U dient dit aan te kunnen tonen door middel van een huwelijksakte, geregistreerd partnerschap, samenlevingscontract, uittreksel uit het bevolkingsregister of een bewijs dat u op hetzelfde adres woonachtig bent. Indien u dit niet aan kunt tonen, behoort u eerst drie keer regulier bezoek te ontvangen van degene die u op BZT wil laten komen. Indien u BZT in een andere PI heeft ontvangen, komt dezelfde bezoeker voor PI Vught in aanmerking voor BZT, zonder dat u bovengenoemde voorwaarden aan hoeft te tonen.

d. de belangen van de opsporing en vervolging van strafbare feiten verzetten zich niet tegen het beoogde bezoek.”

Deze voorwaarden zien op het beoordelen van een verzoek van klager. De onder a t/m d opgesomde specifieke omstandigheden dienen naar het oordeel van de directie aanwezig te zijn. Pas als aan die voorwaarden is voldaan, kan klager met kans op succes een verzoek tot BZT indienen. Deze voorwaarden kunnen niet worden gezien als limitatief. Primair is van belang of er naast de eigen belangen van de gedetineerde ook contra-indicaties zijn voor een bezoek zonder toezicht. Negatieve gedragingen van de gedetineerde die orde, rust en veiligheid hebben geschaad of kunnen schaden dienen mee te worden gewogen. De directeur heeft een eigen en discretionaire bevoegdheid om, na een individuele belangenafweging, het verzoek af te wijzen dan wel toe te kennen. Aan de afwijzingsbeslissing is ten grondslag gelegd dat bij klager eerder op cel contrabande zijn aangetroffen en dat hij betrokken is geweest bij een vechtpartij. Hoewel dit voorgaande heeft plaatsgevonden in een andere p.i., kan de directeur dit meenemen in zijn beslissing. De beroepscommissie komt op grond van het dossier en hetgeen ter zitting is besproken, tot het oordeel dat de directeur afdoende inzichtelijk heeft gemaakt waarom na belangenafweging het verzoek is afgewezen.

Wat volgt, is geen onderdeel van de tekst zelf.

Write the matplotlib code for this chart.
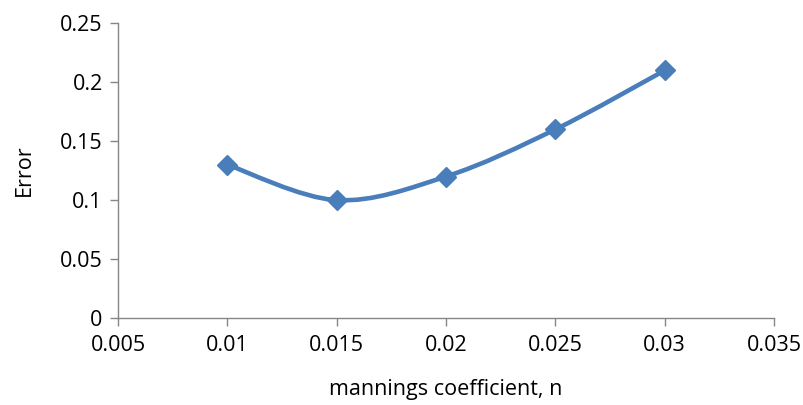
import numpy as np
import matplotlib
matplotlib.use("Agg")
import matplotlib.pyplot as plt
from matplotlib.path import Path
from matplotlib.patches import PathPatch

# Datos del gráfico
manning_n = [0.01, 0.015, 0.02, 0.025, 0.03]
error = [0.13, 0.10, 0.12, 0.16, 0.21]
x_ticks = [0.005, 0.01, 0.015, 0.02, 0.025, 0.03, 0.035]
y_ticks = [0, 0.05, 0.1, 0.15, 0.2, 0.25]

color = "#4a7ebb"
plt.rcParams['font.family'] = ['Open Sans', 'DejaVu Sans']


def curva_suave(xs, ys):
    """Curva tipo Excel (Catmull-Rom en Bezier cúbicas) entre los puntos."""
    p = np.column_stack([xs, ys])
    verts = [p[0]]
    codes = [Path.MOVETO]
    n = len(p)
    for i in range(n - 1):
        p0 = p[i - 1] if i > 0 else p[i]
        p3 = p[i + 2] if i + 2 < n else p[i + 1]
        c1 = p[i] + (p[i + 1] - p0) / 6
        c2 = p[i + 1] - (p3 - p[i]) / 6
        verts += [c1, c2, p[i + 1]]
        codes += [Path.CURVE4] * 3
    return Path(verts, codes)


fig = plt.figure(figsize=(8.04, 4.05), dpi=100)
ax = fig.add_axes([0.1468, 0.2148, 0.8159, 0.7277])

ax.add_patch(PathPatch(curva_suave(manning_n, error), fill=False,
                       edgecolor=color, lw=3.3, capstyle='round', zorder=2))
ax.plot(manning_n, error, linestyle='none', marker='D', markersize=10,
        color=color, zorder=3)

ax.set_xlim(0.005, 0.035)
ax.set_ylim(0, 0.25)
ax.set_xticks(x_ticks)
ax.set_xticklabels([f"{v:g}" for v in x_ticks])
ax.set_yticks(y_ticks)
ax.set_yticklabels([f"{v:g}" for v in y_ticks])

for s in ['top', 'right']:
    ax.spines[s].set_visible(False)
for s in ['left', 'bottom']:
    ax.spines[s].set_color('#868686')
    ax.spines[s].set_linewidth(1)
ax.tick_params(colors='#868686', labelcolor='black', labelsize=15.5,
               length=6, width=1, direction='out')
ax.tick_params(axis='x', pad=6)
ax.tick_params(axis='y', pad=5)

ax.set_xlabel("mannings coefficient, n", fontsize=15.5, labelpad=17)
ax.set_ylabel("Error", fontsize=15.5, labelpad=18)

fig.savefig("out.png", dpi=100)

Dat klager (eventueel) voldoet aan de voorwaarden zoals zojuist vermeld, doet aan het voorgaande niet af. Het beroep zal dan ook ongegrond worden verklaard en de uitspraak van de beklagcommissie zal worden bevestigd, met wijziging van gronden.

4.         De uitspraak

De beroepscommissie verklaart het beroep ongegrond en bevestigt de uitspraak van de beklagcommissie, met wijziging van de gronden.

Aldus gegeven door de beroepscommissie voornoemd, bestaande uit mr. J.W. Wabeke, voorzitter, J. Schagen MA en drs. J.E. Wouda, leden, in tegenwoordigheid van mr. A. de Groot, secretaris, op 19 april 2019.